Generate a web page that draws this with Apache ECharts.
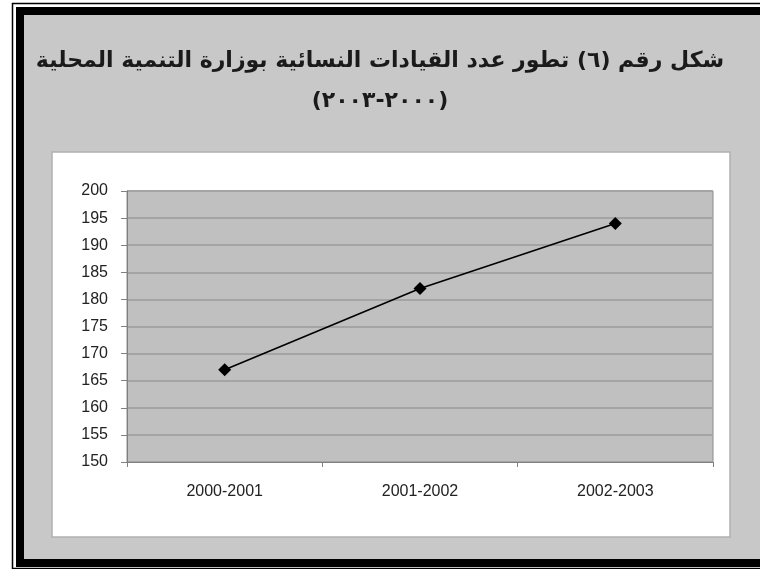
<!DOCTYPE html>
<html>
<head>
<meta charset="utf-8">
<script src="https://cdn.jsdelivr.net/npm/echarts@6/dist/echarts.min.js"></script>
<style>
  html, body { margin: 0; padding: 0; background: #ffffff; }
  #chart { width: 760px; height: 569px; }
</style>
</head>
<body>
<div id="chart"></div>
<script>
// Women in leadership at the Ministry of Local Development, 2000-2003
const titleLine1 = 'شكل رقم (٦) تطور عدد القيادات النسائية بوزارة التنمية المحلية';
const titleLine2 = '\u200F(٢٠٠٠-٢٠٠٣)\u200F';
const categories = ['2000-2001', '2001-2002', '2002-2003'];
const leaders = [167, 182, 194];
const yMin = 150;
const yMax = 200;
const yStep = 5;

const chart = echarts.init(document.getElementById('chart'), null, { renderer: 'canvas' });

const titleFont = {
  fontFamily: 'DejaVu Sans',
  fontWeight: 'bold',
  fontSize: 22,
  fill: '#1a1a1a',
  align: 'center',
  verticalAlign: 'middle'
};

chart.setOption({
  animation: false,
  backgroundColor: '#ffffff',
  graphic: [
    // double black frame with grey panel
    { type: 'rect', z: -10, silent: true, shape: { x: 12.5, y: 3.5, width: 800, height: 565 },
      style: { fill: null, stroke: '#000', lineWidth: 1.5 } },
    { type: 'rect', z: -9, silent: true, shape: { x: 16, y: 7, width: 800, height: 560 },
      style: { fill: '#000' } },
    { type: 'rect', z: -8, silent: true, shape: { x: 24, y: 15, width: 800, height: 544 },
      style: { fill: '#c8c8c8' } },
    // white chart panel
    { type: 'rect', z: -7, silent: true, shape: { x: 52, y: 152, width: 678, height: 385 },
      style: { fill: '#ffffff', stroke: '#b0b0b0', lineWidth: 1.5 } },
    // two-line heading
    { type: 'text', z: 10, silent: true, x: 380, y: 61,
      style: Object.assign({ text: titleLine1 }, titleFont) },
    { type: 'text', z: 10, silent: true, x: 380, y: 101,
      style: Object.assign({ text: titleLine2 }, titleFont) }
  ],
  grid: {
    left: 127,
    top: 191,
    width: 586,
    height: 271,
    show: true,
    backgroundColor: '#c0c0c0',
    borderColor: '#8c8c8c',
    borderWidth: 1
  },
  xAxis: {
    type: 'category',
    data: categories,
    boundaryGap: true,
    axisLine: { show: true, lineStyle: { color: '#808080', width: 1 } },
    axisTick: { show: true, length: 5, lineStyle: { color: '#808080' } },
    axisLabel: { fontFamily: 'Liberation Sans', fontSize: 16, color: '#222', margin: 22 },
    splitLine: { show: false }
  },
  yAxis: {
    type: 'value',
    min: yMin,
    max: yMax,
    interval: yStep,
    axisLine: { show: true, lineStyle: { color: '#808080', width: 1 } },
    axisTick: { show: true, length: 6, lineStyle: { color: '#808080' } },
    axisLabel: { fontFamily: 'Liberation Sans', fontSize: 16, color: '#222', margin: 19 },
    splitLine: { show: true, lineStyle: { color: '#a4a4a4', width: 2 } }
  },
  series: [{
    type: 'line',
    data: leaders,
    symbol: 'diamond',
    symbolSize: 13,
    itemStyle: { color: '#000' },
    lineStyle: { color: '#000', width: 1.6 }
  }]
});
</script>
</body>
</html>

_ _ _

→ Given problem:
Repeat verbatim all the material, but not the pictures.

→ Response for this exercise:
Generate a web page that draws this with Apache ECharts.
<!DOCTYPE html>
<html>
<head>
<meta charset="utf-8">
<script src="https://cdn.jsdelivr.net/npm/echarts@6/dist/echarts.min.js"></script>
<style>
  html, body { margin: 0; padding: 0; background: #ffffff; }
  #chart { width: 760px; height: 569px; }
</style>
</head>
<body>
<div id="chart"></div>
<script>
// Women in leadership at the Ministry of Local Development, 2000-2003
const titleLine1 = 'شكل رقم (٦) تطور عدد القيادات النسائية بوزارة التنمية المحلية';
const titleLine2 = '\u200F(٢٠٠٠-٢٠٠٣)\u200F';
const categories = ['2000-2001', '2001-2002', '2002-2003'];
const leaders = [167, 182, 194];
const yMin = 150;
const yMax = 200;
const yStep = 5;

const chart = echarts.init(document.getElementById('chart'), null, { renderer: 'canvas' });

const titleFont = {
  fontFamily: 'DejaVu Sans',
  fontWeight: 'bold',
  fontSize: 22,
  fill: '#1a1a1a',
  align: 'center',
  verticalAlign: 'middle'
};

chart.setOption({
  animation: false,
  backgroundColor: '#ffffff',
  graphic: [
    // double black frame with grey panel
    { type: 'rect', z: -10, silent: true, shape: { x: 12.5, y: 3.5, width: 800, height: 565 },
      style: { fill: null, stroke: '#000', lineWidth: 1.5 } },
    { type: 'rect', z: -9, silent: true, shape: { x: 16, y: 7, width: 800, height: 560 },
      style: { fill: '#000' } },
    { type: 'rect', z: -8, silent: true, shape: { x: 24, y: 15, width: 800, height: 544 },
      style: { fill: '#c8c8c8' } },
    // white chart panel
    { type: 'rect', z: -7, silent: true, shape: { x: 52, y: 152, width: 678, height: 385 },
      style: { fill: '#ffffff', stroke: '#b0b0b0', lineWidth: 1.5 } },
    // two-line heading
    { type: 'text', z: 10, silent: true, x: 380, y: 61,
      style: Object.assign({ text: titleLine1 }, titleFont) },
    { type: 'text', z: 10, silent: true, x: 380, y: 101,
      style: Object.assign({ text: titleLine2 }, titleFont) }
  ],
  grid: {
    left: 127,
    top: 191,
    width: 586,
    height: 271,
    show: true,
    backgroundColor: '#c0c0c0',
    borderColor: '#8c8c8c',
    borderWidth: 1
  },
  xAxis: {
    type: 'category',
    data: categories,
    boundaryGap: true,
    axisLine: { show: true, lineStyle: { color: '#808080', width: 1 } },
    axisTick: { show: true, length: 5, lineStyle: { color: '#808080' } },
    axisLabel: { fontFamily: 'Liberation Sans', fontSize: 16, color: '#222', margin: 22 },
    splitLine: { show: false }
  },
  yAxis: {
    type: 'value',
    min: yMin,
    max: yMax,
    interval: yStep,
    axisLine: { show: true, lineStyle: { color: '#808080', width: 1 } },
    axisTick: { show: true, length: 6, lineStyle: { color: '#808080' } },
    axisLabel: { fontFamily: 'Liberation Sans', fontSize: 16, color: '#222', margin: 19 },
    splitLine: { show: true, lineStyle: { color: '#a4a4a4', width: 2 } }
  },
  series: [{
    type: 'line',
    data: leaders,
    symbol: 'diamond',
    symbolSize: 13,
    itemStyle: { color: '#000' },
    lineStyle: { color: '#000', width: 1.6 }
  }]
});
</script>
</body>
</html>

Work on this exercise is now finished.